Peter Hartcher from Fairfax Media asked the same question more stridently. He cited recent statements by former Treasury secretary Ken Henry, that any future government, Labor or Liberal, would be compelled to implement “a permanent process of cutting spending.” Hartcher demanded that Rudd and Abbott explain which spending programs they would eliminate.
Neither leader provided a direct answer. Rudd and Abbott are well aware that they will not be elected if they publicly spell out the next round of spending cuts they are preparing to implement on behalf of big business. Both suggested that the problem could be avoided by “growing the economy,” but neither explained how that could be done in conditions of global economic slump. Rudd repeated his vacuous slogan—the need for a “transition” now that the mining boom was over—but when questioned could not explain what that meant.
Rudd’s strategy has been to make coded promises to big business on the one hand, while on the other accusing Abbott of preparing “slash and burn” spending cuts targeting health and education. In his opening address, the prime minister pointedly referred to the record of the Hawke-Keating Labor governments from 1983–1996 when they made the “transition” from “the old economy”. This was the period of unprecedented pro-market “restructuring”, which led to a massive transfer of wealth from the working class to the corporate elite. Rudd also approvingly cited the spending cuts contained in his government’s recent “mini-budget,” which also contained a pledge to make whatever additional cuts were necessary to eliminate the deficit.

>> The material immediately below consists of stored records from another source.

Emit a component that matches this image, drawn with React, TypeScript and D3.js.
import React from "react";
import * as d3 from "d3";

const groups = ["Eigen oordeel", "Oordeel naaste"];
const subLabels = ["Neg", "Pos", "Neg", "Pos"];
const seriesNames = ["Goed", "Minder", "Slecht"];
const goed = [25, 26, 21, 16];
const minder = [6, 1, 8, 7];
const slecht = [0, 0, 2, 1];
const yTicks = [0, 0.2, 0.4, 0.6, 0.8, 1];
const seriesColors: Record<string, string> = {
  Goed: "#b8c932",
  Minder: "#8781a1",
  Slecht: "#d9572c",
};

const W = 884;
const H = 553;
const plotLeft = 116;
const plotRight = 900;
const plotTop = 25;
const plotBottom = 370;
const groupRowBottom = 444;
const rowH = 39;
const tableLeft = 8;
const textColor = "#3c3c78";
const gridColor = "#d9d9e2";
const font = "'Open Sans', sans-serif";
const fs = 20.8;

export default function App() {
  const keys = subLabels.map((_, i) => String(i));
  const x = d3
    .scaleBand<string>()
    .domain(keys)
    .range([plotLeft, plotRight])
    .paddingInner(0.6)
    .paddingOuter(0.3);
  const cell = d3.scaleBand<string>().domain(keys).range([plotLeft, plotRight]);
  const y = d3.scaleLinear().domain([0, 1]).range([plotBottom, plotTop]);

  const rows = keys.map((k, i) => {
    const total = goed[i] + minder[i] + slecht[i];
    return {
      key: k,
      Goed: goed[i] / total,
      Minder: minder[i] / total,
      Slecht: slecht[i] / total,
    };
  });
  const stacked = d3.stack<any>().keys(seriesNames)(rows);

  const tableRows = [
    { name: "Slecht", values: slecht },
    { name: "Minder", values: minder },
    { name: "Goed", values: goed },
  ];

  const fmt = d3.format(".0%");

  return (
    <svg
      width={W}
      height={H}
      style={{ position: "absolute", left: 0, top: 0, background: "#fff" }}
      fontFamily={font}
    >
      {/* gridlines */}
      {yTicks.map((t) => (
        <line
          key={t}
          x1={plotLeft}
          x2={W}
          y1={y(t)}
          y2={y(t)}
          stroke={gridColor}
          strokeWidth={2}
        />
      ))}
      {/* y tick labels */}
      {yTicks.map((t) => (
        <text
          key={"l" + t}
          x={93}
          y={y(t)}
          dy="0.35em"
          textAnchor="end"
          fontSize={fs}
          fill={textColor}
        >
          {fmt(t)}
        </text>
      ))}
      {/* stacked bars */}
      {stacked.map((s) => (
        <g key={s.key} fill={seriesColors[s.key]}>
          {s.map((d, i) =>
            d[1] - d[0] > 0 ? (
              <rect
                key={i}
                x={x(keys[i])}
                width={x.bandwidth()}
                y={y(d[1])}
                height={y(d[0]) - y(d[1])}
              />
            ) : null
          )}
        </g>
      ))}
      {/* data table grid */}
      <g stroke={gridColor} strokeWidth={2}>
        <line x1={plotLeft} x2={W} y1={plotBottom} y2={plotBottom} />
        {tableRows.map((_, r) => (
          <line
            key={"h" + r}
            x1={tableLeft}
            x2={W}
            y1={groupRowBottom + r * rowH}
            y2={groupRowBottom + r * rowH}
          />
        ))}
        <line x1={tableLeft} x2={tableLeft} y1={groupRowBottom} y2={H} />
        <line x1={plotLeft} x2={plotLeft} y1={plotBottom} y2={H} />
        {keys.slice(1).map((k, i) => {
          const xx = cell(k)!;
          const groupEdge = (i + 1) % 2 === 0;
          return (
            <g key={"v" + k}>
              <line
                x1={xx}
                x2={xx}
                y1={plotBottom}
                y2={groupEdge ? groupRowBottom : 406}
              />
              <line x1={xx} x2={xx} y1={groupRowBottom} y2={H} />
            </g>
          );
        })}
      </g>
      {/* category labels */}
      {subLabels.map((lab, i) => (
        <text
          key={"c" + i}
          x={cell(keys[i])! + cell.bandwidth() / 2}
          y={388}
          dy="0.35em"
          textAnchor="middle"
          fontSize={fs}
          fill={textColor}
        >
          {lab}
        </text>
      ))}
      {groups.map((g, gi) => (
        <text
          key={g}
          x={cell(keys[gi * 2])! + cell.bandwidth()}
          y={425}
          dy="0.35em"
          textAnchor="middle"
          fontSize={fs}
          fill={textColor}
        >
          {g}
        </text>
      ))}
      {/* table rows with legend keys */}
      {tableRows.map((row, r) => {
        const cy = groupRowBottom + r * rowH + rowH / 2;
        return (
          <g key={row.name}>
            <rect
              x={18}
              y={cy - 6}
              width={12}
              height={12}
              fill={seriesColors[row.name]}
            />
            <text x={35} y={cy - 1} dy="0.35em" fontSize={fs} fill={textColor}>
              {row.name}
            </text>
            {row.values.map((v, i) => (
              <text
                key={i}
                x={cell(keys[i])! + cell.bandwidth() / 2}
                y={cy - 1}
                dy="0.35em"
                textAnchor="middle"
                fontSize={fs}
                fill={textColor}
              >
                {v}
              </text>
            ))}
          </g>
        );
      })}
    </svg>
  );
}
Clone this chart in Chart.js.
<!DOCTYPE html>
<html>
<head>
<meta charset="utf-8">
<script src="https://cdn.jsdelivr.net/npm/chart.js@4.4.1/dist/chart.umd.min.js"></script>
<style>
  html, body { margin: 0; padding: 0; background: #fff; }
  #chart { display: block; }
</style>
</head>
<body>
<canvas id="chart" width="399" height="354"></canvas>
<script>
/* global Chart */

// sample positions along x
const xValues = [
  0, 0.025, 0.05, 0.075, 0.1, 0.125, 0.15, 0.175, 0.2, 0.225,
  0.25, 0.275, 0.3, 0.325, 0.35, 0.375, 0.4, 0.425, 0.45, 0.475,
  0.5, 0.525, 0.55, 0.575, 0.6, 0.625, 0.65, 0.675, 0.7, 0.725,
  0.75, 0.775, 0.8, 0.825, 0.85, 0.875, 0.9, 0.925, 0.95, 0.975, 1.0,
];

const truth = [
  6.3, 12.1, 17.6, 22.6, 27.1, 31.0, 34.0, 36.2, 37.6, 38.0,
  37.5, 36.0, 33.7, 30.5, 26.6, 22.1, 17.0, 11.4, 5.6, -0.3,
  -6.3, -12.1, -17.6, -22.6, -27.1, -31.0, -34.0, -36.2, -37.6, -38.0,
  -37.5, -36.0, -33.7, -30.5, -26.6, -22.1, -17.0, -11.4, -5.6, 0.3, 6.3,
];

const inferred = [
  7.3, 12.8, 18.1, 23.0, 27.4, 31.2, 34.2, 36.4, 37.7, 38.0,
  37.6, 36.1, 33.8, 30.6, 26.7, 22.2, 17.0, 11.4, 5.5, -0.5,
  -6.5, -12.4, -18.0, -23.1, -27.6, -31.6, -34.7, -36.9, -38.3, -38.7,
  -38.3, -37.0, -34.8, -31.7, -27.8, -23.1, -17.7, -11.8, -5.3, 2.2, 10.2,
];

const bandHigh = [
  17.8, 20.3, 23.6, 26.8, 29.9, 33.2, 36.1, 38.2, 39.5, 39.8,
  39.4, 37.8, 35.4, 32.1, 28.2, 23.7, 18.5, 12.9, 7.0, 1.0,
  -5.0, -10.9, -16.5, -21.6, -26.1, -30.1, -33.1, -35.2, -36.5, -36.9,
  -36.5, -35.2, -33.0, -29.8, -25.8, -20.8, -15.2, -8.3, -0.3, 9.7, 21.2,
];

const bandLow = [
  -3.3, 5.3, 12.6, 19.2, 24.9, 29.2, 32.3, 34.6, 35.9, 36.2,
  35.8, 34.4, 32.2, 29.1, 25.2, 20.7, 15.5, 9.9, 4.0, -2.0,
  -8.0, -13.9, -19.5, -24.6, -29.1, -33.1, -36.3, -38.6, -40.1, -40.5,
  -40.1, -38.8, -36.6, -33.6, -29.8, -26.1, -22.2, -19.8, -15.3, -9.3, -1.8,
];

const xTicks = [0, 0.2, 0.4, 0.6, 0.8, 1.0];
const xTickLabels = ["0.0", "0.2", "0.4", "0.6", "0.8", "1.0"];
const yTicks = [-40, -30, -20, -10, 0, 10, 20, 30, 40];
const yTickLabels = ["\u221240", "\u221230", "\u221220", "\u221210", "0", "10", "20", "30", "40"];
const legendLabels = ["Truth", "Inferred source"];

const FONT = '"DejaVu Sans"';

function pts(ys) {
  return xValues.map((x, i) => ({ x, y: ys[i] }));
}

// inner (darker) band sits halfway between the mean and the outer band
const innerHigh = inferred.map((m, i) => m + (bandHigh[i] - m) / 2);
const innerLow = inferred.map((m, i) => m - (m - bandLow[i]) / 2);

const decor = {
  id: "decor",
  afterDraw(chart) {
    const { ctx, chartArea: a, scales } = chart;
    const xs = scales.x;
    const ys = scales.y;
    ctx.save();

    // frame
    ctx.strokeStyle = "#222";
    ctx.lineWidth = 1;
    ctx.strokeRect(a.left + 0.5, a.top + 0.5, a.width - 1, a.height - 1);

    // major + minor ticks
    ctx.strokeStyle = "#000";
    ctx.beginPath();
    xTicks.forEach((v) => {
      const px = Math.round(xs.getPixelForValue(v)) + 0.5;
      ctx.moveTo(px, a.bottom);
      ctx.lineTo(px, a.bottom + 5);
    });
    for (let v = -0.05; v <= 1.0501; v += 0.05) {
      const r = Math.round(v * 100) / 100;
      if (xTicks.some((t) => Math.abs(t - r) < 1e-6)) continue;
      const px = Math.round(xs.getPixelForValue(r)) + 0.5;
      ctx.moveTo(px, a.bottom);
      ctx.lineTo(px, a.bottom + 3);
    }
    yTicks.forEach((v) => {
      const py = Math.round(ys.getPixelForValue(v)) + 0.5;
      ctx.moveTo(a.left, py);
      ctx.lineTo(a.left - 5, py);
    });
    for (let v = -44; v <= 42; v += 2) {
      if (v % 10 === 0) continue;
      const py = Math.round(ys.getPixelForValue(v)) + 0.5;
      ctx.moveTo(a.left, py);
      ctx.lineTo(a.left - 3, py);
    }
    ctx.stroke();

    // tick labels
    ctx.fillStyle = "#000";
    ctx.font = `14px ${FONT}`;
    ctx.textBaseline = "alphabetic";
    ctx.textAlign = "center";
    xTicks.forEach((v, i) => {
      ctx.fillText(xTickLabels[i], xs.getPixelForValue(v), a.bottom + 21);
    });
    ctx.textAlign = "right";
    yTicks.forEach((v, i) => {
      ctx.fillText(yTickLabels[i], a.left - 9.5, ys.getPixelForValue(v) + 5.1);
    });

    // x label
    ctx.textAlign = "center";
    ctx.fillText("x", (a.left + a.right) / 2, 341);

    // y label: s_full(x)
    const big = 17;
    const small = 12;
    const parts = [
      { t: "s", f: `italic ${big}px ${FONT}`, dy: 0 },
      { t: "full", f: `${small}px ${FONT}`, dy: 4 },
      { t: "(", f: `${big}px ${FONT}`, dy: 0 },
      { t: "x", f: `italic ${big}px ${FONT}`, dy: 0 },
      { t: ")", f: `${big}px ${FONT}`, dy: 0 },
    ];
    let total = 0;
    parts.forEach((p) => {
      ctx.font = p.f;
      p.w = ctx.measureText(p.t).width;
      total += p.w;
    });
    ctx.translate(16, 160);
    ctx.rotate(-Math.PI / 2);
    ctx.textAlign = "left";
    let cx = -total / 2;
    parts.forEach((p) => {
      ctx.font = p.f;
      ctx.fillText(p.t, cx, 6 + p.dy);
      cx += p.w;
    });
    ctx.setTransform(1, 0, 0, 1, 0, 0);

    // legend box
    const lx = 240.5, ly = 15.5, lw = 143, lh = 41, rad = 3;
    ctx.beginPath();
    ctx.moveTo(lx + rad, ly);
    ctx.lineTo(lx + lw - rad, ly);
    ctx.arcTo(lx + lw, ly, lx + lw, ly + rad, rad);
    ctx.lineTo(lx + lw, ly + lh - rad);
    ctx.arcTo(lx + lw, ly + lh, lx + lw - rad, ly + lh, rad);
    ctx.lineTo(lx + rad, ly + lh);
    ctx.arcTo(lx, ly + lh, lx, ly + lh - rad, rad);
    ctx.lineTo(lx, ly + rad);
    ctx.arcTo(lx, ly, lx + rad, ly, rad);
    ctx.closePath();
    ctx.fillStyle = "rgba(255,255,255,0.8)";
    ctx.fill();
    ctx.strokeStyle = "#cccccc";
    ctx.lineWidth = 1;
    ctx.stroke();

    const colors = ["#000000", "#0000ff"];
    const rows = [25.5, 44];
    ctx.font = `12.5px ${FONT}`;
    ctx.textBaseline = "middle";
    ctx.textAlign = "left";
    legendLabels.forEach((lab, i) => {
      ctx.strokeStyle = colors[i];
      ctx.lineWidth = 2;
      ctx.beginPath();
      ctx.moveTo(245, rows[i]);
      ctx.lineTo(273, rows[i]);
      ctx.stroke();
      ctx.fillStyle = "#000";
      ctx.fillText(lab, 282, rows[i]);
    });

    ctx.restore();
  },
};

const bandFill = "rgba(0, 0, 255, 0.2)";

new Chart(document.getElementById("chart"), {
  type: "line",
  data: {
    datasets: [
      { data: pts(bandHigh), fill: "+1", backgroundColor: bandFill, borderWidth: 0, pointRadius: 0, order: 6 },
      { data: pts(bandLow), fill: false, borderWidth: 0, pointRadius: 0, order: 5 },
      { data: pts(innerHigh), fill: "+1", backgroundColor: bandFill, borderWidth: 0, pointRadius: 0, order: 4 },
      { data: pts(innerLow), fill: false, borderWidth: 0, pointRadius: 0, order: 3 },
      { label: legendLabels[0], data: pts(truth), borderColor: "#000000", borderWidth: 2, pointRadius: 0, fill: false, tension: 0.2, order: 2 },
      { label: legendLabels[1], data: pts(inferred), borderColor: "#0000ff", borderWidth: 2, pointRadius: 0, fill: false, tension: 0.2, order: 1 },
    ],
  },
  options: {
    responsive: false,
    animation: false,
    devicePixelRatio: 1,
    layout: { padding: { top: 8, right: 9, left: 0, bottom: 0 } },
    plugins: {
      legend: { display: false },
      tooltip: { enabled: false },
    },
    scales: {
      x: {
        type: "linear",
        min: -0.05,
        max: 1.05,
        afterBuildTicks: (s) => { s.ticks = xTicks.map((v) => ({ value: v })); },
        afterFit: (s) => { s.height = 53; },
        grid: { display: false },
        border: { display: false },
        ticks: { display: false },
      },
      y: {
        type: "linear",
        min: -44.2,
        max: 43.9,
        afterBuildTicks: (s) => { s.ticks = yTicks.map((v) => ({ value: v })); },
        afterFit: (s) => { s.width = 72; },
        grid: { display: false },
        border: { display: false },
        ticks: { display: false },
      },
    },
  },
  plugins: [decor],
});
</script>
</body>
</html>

Rudd then turned on Abbott, declaring that it was “important to be transparent about what you’re going to cut and what you’re going to save”, adding that Abbott had “a continued policy of evasion on this.” The panel of corporate journalists chimed in, asking how Abbott would keep his promise to balance the budget while, at the same time, cutting corporate taxes and boosting spending.
Insofar as Abbott has a strategy, it is to lie and rely on the widespread animosity and distrust felt by ordinary workers and young people towards the Labor government. Time and again, he repeated his slogan: “We cannot afford another three years like the last six.” Flatly denying that a Coalition government would increase the regressive goods and services tax (GST), Abbott rejected claims he would need to implement $70 billion of new cuts to balance the budget.

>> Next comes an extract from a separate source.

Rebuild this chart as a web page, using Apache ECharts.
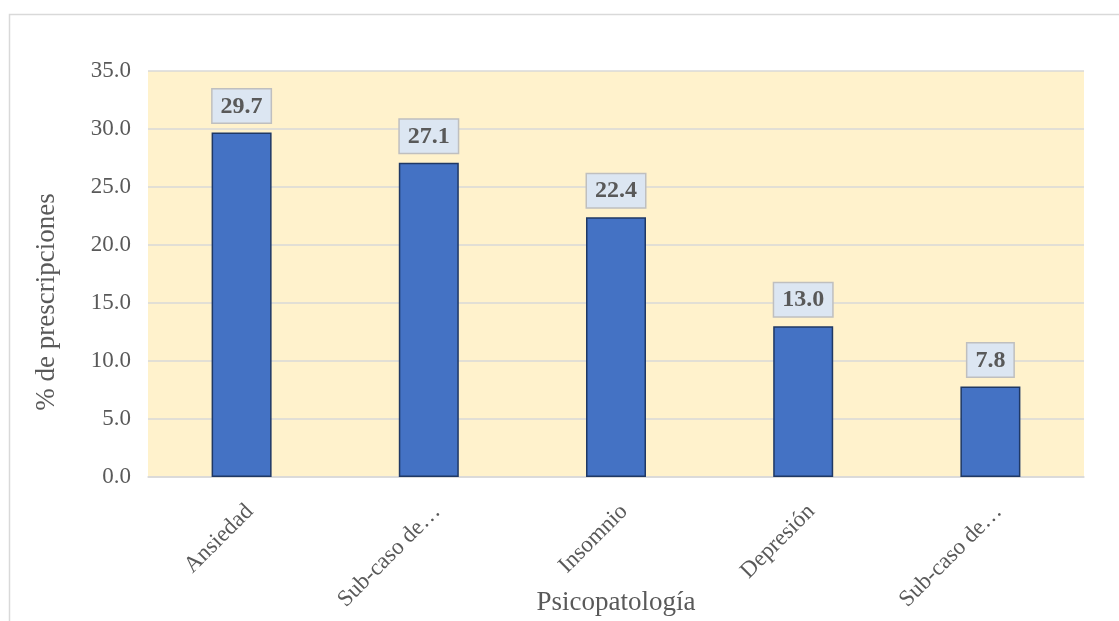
<!DOCTYPE html>
<html>
<head>
<meta charset="utf-8">
<script src="https://cdn.jsdelivr.net/npm/echarts@6/dist/echarts.min.js"></script>
<style>
html,body{margin:0;padding:0;background:#fff;}
#chart{width:1119px;height:621px;}
</style>
</head>
<body>
<div id="chart"></div>
<script>
var categories = ['Ansiedad', 'Sub-caso de…', 'Insomnio', 'Depresión', 'Sub-caso de…'];
var values = [29.7, 27.1, 22.4, 13.0, 7.8];
var yTicks = { min: 0, max: 35, interval: 5 };
var xTitle = 'Psicopatología';
var yTitle = '% de prescripciones';

var FONT = '"Liberation Serif", "Times New Roman", serif';
var chart = echarts.init(document.getElementById('chart'));
chart.setOption({
  animation: false,
  backgroundColor: '#ffffff',
  graphic: [
    { type: 'rect', left: 7, top: 12, silent: true, z: -10,
      shape: { width: 1300, height: 800 },
      style: { fill: 'none', stroke: '#d9d9d9', lineWidth: 1.5 } },
    { type: 'text', x: 47, y: 302, rotation: Math.PI / 2,
      style: { text: yTitle, fill: '#595959', font: '27px ' + FONT,
               align: 'center', verticalAlign: 'middle' } }
  ],
  grid: { left: 148, right: 35, top: 71, bottom: 144, show: true,
          outerBoundsMode: 'none', containLabel: false,
          backgroundColor: '#fff2cc', borderWidth: 0 },
  xAxis: {
    type: 'category', data: categories,
    name: xTitle, nameLocation: 'middle', nameGap: 112, nameMoveOverlap: false,
    nameTextStyle: { fontFamily: FONT, fontSize: 27, color: '#595959' },
    axisLine: { show: true, lineStyle: { color: '#d9d9d9', width: 1.5 } },
    axisTick: { show: false },
    axisLabel: { rotate: 45, interval: 0, margin: 23, verticalAlign: 'top',
                 fontFamily: FONT, fontSize: 23, color: '#595959' }
  },
  yAxis: {
    type: 'value', min: yTicks.min, max: yTicks.max, interval: yTicks.interval,
    axisLine: { show: false }, axisTick: { show: false },
    splitLine: { lineStyle: { color: '#d9d9d9', width: 1.5 } },
    axisLabel: { margin: 17, fontFamily: FONT, fontSize: 23, color: '#595959',
                 formatter: function (v) { return v.toFixed(1); } }
  },
  series: [{
    type: 'bar', data: values, barWidth: 60,
    itemStyle: { color: '#4472c4', borderColor: '#1f3864', borderWidth: 1.5 },
    label: {
      show: true, position: 'top', distance: 10,
      formatter: function (p) { return p.value.toFixed(1); },
      fontFamily: FONT, fontSize: 24, fontWeight: 'bold', color: '#595959',
      backgroundColor: '#dce6f2', borderColor: '#bfbfbf', borderWidth: 1.5,
      padding: [5, 8, 4, 8]
    }
  }]
});
</script>
</body>
</html>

At one point, the opposition leader declared indignantly: “This idea that the coalition is ready with a great big scalpel to slash health, to slash education, to slash jobs, is simply wrong,”—yet another blatant lie. Abbott’s shadow treasurer Joe Hockey spelled out the ultimate agenda of both major parties in a major speech last year, when hee called for an end to the “age of entitlement”, meaning that government spending on welfare and social services should simply be eliminated.
But Rudd did not press Abbott on the issue, knowing full well that Labor is also preparing to meet corporate demands for “slash-and-burn” budget cuts. In fact, no one really challenged anyone on any issue of substance—indicating the underlying agreement throughout the political and media establishment about the corporate agenda that will follow the anti-democratic charade of the election campaign, whichever party wins office.

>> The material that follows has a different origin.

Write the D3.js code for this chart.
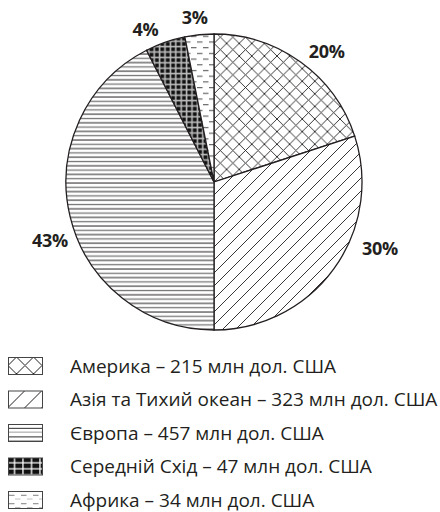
<!DOCTYPE html>
<html>
<head>
<meta charset="utf-8">
<script src="https://cdn.jsdelivr.net/npm/d3@7"></script>
<style>
  html, body { margin: 0; padding: 0; background: #fff; }
  svg text { font-family: "Open Sans", "Noto Sans", sans-serif; fill: #231f20; }
</style>
</head>
<body>
<div id="chart"></div>
<script>
// regions, values (млн дол. США) and the printed shares
var regions = ["Америка", "Азія та Тихий океан", "Європа", "Середній Схід", "Африка"];
var values = [215, 323, 457, 47, 34];
var shares = ["20%", "30%", "43%", "4%", "3%"];
var legendSpacer = ["  ", " ", " ", " ", " "];
var patterns = ["cross", "diag", "horiz", "grid", "dash"];

// share labels are not exactly on the slice middle in the original
var labelShift = [5, -14, -6, -5, -1];      // degrees from slice middle
var labelRadius = [172, 179, 174, 167, 165];

var width = 440, height = 512;
var cx = 214, cy = 182, radius = 148;
var ink = "#231f20";

var svg = d3.select("#chart").append("svg")
  .attr("width", width)
  .attr("height", height);

var defs = svg.append("defs");

function newPattern(id, w, h, bg) {
  var p = defs.append("pattern").attr("id", id)
    .attr("patternUnits", "userSpaceOnUse").attr("width", w).attr("height", h);
  p.append("rect").attr("width", w).attr("height", h).attr("fill", bg || "#fff");
  return p;
}

// --- fills used in the pie ---
newPattern("cross", 12.6, 12.6).append("path")
  .attr("d", "M0,0L12.6,12.6M12.6,0L0,12.6")
  .attr("stroke", ink).attr("stroke-width", 0.9);

newPattern("diag", 13, 13).append("path")
  .attr("d", "M-1,1L1,-1M0,13L13,0M12,14L14,12")
  .attr("stroke", ink).attr("stroke-width", 0.9);

var p = newPattern("horiz", 8, 8.6);
p.append("line").attr("x1", 0).attr("x2", 8).attr("y1", 1).attr("y2", 1)
  .attr("stroke", ink).attr("stroke-width", 1);
p.append("line").attr("x1", 0).attr("x2", 8).attr("y1", 5.3).attr("y2", 5.3)
  .attr("stroke", "#777").attr("stroke-width", 1.3);

newPattern("grid", 5.4, 5.4, "#bbb").append("rect")
  .attr("x", 0.4).attr("y", 0.4).attr("width", 3.8).attr("height", 3.8).attr("fill", "#111");

newPattern("dash", 12, 11.4).append("path")
  .attr("d", "M1,2.5H6.5M7,8.2H12.5M-5,8.2H0.5")
  .attr("stroke", "#666").attr("stroke-width", 1);

// --- coarser fills for the legend boxes ---
newPattern("cross-lg", 17, 17).attr("x", 8.5).append("path")
  .attr("d", "M0,0L17,17M17,0L0,17")
  .attr("stroke", ink).attr("stroke-width", 1);

newPattern("diag-lg", 17, 17).append("path")
  .attr("d", "M0,17L17,0M-1,1L1,-1M16,18L18,16")
  .attr("stroke", ink).attr("stroke-width", 1);

p = newPattern("horiz-lg", 34, 8.6);
p.append("line").attr("x1", 0).attr("x2", 34).attr("y1", 4.3).attr("y2", 4.3)
  .attr("stroke", ink).attr("stroke-width", 1);
p.append("line").attr("x1", 0).attr("x2", 34).attr("y1", 8.6).attr("y2", 8.6)
  .attr("stroke", "#777").attr("stroke-width", 1.4);

p = newPattern("grid-lg", 8.5, 6, "#111");
p.append("path").attr("d", "M6.5,0V6M0,5.5H8.5")
  .attr("stroke", "#fff").attr("stroke-width", 1.3);

newPattern("dash-lg", 12, 8.5).append("path")
  .attr("d", "M1,4.3H6.5M7,8.5H12.5M-5,8.5H0.5")
  .attr("stroke", "#777").attr("stroke-width", 1);

var pie = d3.pie().sort(null).value(function(d) { return d; });
var arcs = pie(values);

var arc = d3.arc().innerRadius(0).outerRadius(radius);

var g = svg.append("g").attr("transform", "translate(" + cx + "," + cy + ")");

g.selectAll("path.slice")
  .data(arcs)
  .enter()
  .append("path")
  .attr("class", "slice")
  .attr("d", arc)
  .attr("fill", function(d, i) { return "url(#" + patterns[i] + ")"; })
  .attr("stroke", ink)
  .attr("stroke-width", 1.3);

g.selectAll("text.share")
  .data(arcs)
  .enter()
  .append("text")
  .attr("class", "share")
  .attr("transform", function(d, i) {
    var a = (d.startAngle + d.endAngle) / 2 + labelShift[i] * Math.PI / 180;
    var r = labelRadius[i];
    return "translate(" + (Math.sin(a) * r) + "," + (-Math.cos(a) * r) + ")";
  })
  .attr("text-anchor", "middle")
  .attr("dy", "0.35em")
  .style("font-size", "18px")
  .style("font-weight", "bold")
  .style("letter-spacing", "-0.3px")
  .text(function(d, i) { return shares[i]; });

// legend
var legend = svg.append("g").attr("transform", "translate(8,357)");
var row = legend.selectAll("g.row")
  .data(regions)
  .enter()
  .append("g")
  .attr("class", "row")
  .attr("transform", function(d, i) { return "translate(0," + (i * 33.5) + ")"; });

row.append("rect")
  .attr("x", 0.5).attr("y", 0.5)
  .attr("width", 34).attr("height", 17)
  .attr("fill", function(d, i) { return "url(#" + patterns[i] + "-lg)"; })
  .attr("stroke", "#444")
  .attr("stroke-width", 1);

row.append("text")
  .attr("x", 62)
  .attr("y", 9)
  .attr("dy", "0.35em")
  .style("font-size", "19px")
  .text(function(d, i) { return d + " –" + legendSpacer[i] + values[i] + " млн дол. США"; });
</script>
</body>
</html>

Issues affecting millions of working people—unemployment, low wages, poverty, deteriorating services—were not discussed at all. Unsurprisingly, the reactionary campaign against asylum seekers, however, featured strongly in last night’s debate. Leaders and panel journalists alike agree on scapegoating refugees for the social crisis. Debate host Speers declared that, alongside the economy and spending cuts, the entry of asylum seekers into Australia by sea was “the other big issue in this election campaign.”
Once again, Rudd and Abbott engaged in their obscene bidding war to prove who could be “toughest” on some of the world’s most vulnerable people. Rudd attacked Abbott from the right, boasting about his new policy of permanently barring refugees from ever claiming asylum in Australia by dumping them illegally and permanently in impoverished Papua New Guinea. The problem with the former Howard government’s “Pacific Solution”, the prime minister stated, was that the majority of refugees deported to Nauru “used it as a wait station and within a couple of years were in Australia anyway.”
Only one question on social policy was put to Rudd and Abbott, on their respective aged-care plans. Here, right-wing bipartisanship was again on display. The opposition leader declared “on this issue there isn’t an enormous difference between the coalition and the government,” adding that he agreed with the government’s agenda. Neither leader spelled out the policy, which is to promote more privatised care services and compel the elderly to pay the full cost.
The debate demonstrated the debased character of official politics in Australia, and the chasm that separates the entire parliamentary setup from the interests and concerns of the working class. The omission of any mention of foreign policy highlighted the fact that its primary purpose was to suppress any knowledge or discussion among ordinary people of the most critical issues they confront.
Since the 2010 election, the Obama administration has advanced its strategic “pivot to Asia” with plans to shift 60 percent of US naval and air forces to the Indo-Pacific in an aggressive attempt to encircle China. The Gillard and Rudd Labor governments have unconditionally lined up behind the “pivot”, placing the Australian population on the front line of US war preparations, with a new American Marine base in Darwin and greater US access to other Australian military bases. Whistler-blower Edward Snowden has revealed that US-controlled spy bases in Australia, including Pine Gap, play a central role in Washington’s vast illegal global surveillance programs.
The absence of any discussion of these issues in last night’s debate is the product of a conscious decision within the highest levels of the state apparatus to maintain an election campaign blackout on the implications of the US “pivot” for millions of ordinary people, in Australia and throughout the Asia-Pacific region, and the growing danger of a US-China war.